- DIRECTIONS
Starting at the first line of the data, print each line verbatim up to and including the line bearing "plt.rcParams['font.weight'] = 'bold'", omitting pictures.

* BEGIN SUPPLIED MATERIAL *

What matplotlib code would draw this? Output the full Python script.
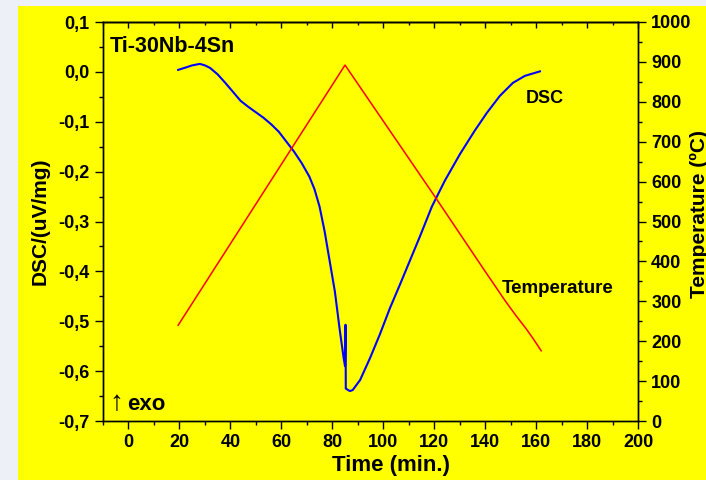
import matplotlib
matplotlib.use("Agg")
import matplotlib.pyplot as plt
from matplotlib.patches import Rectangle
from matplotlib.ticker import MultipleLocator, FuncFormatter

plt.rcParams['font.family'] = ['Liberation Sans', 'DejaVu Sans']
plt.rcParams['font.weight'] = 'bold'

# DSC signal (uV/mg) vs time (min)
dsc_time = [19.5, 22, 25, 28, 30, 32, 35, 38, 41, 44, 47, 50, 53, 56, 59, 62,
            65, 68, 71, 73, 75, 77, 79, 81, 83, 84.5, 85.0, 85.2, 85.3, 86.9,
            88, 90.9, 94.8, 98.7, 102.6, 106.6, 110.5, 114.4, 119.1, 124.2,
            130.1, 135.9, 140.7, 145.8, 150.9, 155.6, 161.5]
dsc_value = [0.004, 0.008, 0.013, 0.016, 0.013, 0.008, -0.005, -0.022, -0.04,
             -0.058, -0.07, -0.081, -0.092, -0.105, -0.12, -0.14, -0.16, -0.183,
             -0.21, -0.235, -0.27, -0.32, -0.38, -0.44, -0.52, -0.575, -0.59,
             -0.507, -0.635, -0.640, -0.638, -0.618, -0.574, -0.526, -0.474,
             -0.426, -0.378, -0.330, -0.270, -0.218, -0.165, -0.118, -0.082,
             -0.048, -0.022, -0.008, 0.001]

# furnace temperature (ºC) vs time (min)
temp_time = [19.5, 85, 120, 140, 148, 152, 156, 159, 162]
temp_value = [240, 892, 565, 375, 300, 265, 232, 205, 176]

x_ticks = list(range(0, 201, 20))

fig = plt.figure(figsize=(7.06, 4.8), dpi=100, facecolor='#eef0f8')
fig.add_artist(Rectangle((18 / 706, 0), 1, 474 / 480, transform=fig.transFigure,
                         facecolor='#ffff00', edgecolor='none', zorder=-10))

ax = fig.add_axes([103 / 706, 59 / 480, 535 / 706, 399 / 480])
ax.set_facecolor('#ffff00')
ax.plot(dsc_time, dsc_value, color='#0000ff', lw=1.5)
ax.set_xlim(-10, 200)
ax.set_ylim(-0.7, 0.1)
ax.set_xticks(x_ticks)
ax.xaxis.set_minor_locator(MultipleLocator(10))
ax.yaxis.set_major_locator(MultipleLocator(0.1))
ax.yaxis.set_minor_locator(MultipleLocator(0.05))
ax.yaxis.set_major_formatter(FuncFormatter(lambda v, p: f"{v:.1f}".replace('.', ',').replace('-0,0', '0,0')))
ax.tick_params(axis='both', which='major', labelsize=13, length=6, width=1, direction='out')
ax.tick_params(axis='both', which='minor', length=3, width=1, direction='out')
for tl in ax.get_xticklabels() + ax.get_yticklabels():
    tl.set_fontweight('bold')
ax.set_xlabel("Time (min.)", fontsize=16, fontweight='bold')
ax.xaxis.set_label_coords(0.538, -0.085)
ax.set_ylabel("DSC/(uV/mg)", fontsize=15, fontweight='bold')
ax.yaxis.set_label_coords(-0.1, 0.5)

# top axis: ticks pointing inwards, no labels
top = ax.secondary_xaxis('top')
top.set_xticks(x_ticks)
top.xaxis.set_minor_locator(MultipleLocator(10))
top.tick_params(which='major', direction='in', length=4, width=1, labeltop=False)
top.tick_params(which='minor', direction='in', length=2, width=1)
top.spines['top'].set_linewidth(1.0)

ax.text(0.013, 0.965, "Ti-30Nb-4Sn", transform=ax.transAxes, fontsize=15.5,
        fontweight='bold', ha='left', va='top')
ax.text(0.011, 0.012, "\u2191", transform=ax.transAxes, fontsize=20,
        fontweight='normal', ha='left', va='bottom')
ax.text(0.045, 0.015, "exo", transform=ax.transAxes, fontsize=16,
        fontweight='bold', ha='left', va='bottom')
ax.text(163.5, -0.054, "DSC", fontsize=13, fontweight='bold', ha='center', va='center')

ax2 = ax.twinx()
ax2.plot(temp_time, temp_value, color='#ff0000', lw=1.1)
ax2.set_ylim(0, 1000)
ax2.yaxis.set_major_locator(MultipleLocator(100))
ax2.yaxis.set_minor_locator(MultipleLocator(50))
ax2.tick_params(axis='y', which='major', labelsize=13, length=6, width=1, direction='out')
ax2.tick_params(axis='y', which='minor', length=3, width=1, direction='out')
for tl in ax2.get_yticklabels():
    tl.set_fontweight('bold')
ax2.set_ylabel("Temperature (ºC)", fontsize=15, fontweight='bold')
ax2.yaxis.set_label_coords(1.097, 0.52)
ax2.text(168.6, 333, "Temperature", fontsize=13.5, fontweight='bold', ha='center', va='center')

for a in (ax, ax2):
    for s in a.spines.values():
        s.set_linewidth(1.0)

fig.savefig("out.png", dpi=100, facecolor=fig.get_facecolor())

* END SUPPLIED MATERIAL *

- FINAL ANSWER
What matplotlib code would draw this? Output the full Python script.
import matplotlib
matplotlib.use("Agg")
import matplotlib.pyplot as plt
from matplotlib.patches import Rectangle
from matplotlib.ticker import MultipleLocator, FuncFormatter

plt.rcParams['font.family'] = ['Liberation Sans', 'DejaVu Sans']
plt.rcParams['font.weight'] = 'bold'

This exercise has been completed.